▶ **Directions**
Copy the data exactly; pictures stay out of the copy.
____
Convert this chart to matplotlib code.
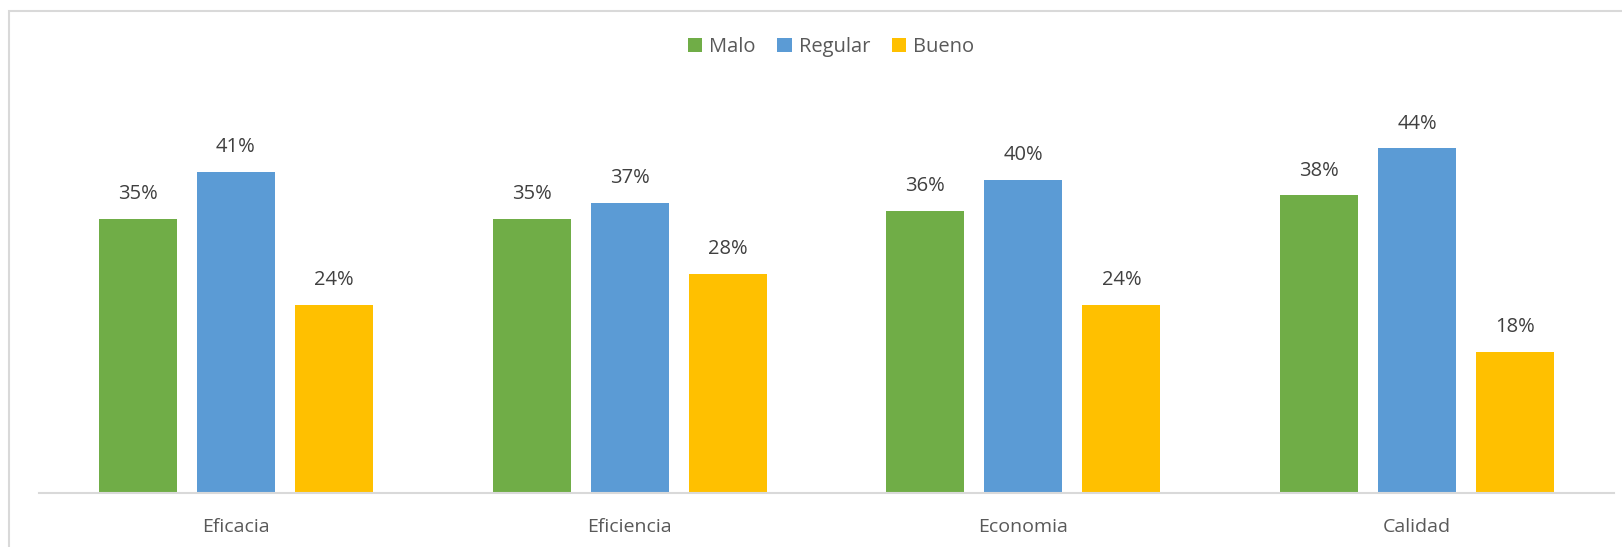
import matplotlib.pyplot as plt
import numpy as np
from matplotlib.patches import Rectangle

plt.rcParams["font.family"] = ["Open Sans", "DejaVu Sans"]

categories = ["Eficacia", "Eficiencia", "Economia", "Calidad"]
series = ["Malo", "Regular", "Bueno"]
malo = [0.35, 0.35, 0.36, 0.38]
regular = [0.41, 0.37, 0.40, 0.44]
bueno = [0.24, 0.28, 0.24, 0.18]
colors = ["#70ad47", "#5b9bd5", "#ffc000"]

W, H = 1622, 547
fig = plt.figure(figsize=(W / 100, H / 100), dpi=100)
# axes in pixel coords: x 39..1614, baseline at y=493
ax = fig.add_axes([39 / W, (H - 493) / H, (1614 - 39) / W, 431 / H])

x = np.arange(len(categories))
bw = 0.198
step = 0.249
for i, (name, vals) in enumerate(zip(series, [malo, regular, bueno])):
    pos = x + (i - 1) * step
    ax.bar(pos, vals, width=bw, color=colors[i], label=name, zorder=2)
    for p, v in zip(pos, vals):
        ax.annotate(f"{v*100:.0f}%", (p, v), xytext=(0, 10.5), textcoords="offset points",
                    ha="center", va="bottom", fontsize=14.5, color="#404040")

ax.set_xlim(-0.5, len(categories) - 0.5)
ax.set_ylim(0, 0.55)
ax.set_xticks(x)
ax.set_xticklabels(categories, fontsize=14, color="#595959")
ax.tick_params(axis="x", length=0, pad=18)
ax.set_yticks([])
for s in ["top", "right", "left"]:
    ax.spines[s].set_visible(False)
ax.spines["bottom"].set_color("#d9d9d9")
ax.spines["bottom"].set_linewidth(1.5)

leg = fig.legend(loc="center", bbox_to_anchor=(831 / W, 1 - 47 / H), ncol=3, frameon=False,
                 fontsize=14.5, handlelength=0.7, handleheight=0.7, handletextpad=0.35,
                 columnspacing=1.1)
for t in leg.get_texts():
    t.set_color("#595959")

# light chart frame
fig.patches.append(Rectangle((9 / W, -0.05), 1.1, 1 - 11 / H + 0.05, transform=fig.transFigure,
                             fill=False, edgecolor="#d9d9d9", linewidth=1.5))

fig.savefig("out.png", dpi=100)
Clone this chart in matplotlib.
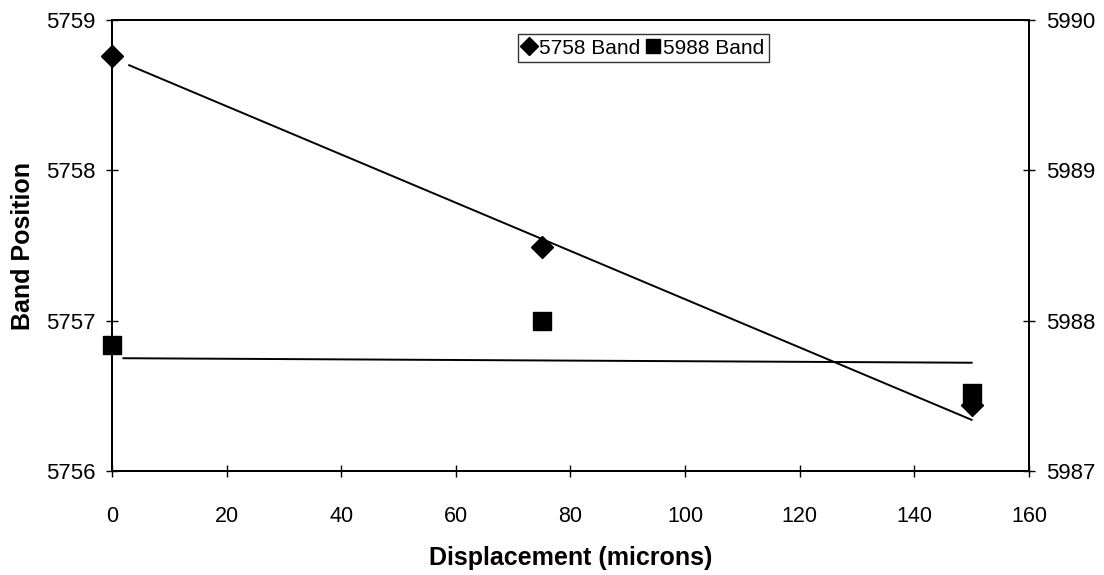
____
▶ **Result**
Convert this chart to matplotlib code.
import matplotlib.pyplot as plt
import numpy as np
from matplotlib.patches import Rectangle

plt.rcParams["font.family"] = ["Open Sans", "DejaVu Sans"]

categories = ["Eficacia", "Eficiencia", "Economia", "Calidad"]
series = ["Malo", "Regular", "Bueno"]
malo = [0.35, 0.35, 0.36, 0.38]
regular = [0.41, 0.37, 0.40, 0.44]
bueno = [0.24, 0.28, 0.24, 0.18]
colors = ["#70ad47", "#5b9bd5", "#ffc000"]

W, H = 1622, 547
fig = plt.figure(figsize=(W / 100, H / 100), dpi=100)
# axes in pixel coords: x 39..1614, baseline at y=493
ax = fig.add_axes([39 / W, (H - 493) / H, (1614 - 39) / W, 431 / H])

x = np.arange(len(categories))
bw = 0.198
step = 0.249
for i, (name, vals) in enumerate(zip(series, [malo, regular, bueno])):
    pos = x + (i - 1) * step
    ax.bar(pos, vals, width=bw, color=colors[i], label=name, zorder=2)
    for p, v in zip(pos, vals):
        ax.annotate(f"{v*100:.0f}%", (p, v), xytext=(0, 10.5), textcoords="offset points",
                    ha="center", va="bottom", fontsize=14.5, color="#404040")

ax.set_xlim(-0.5, len(categories) - 0.5)
ax.set_ylim(0, 0.55)
ax.set_xticks(x)
ax.set_xticklabels(categories, fontsize=14, color="#595959")
ax.tick_params(axis="x", length=0, pad=18)
ax.set_yticks([])
for s in ["top", "right", "left"]:
    ax.spines[s].set_visible(False)
ax.spines["bottom"].set_color("#d9d9d9")
ax.spines["bottom"].set_linewidth(1.5)

leg = fig.legend(loc="center", bbox_to_anchor=(831 / W, 1 - 47 / H), ncol=3, frameon=False,
                 fontsize=14.5, handlelength=0.7, handleheight=0.7, handletextpad=0.35,
                 columnspacing=1.1)
for t in leg.get_texts():
    t.set_color("#595959")

# light chart frame
fig.patches.append(Rectangle((9 / W, -0.05), 1.1, 1 - 11 / H + 0.05, transform=fig.transFigure,
                             fill=False, edgecolor="#d9d9d9", linewidth=1.5))

fig.savefig("out.png", dpi=100)
Clone this chart in matplotlib.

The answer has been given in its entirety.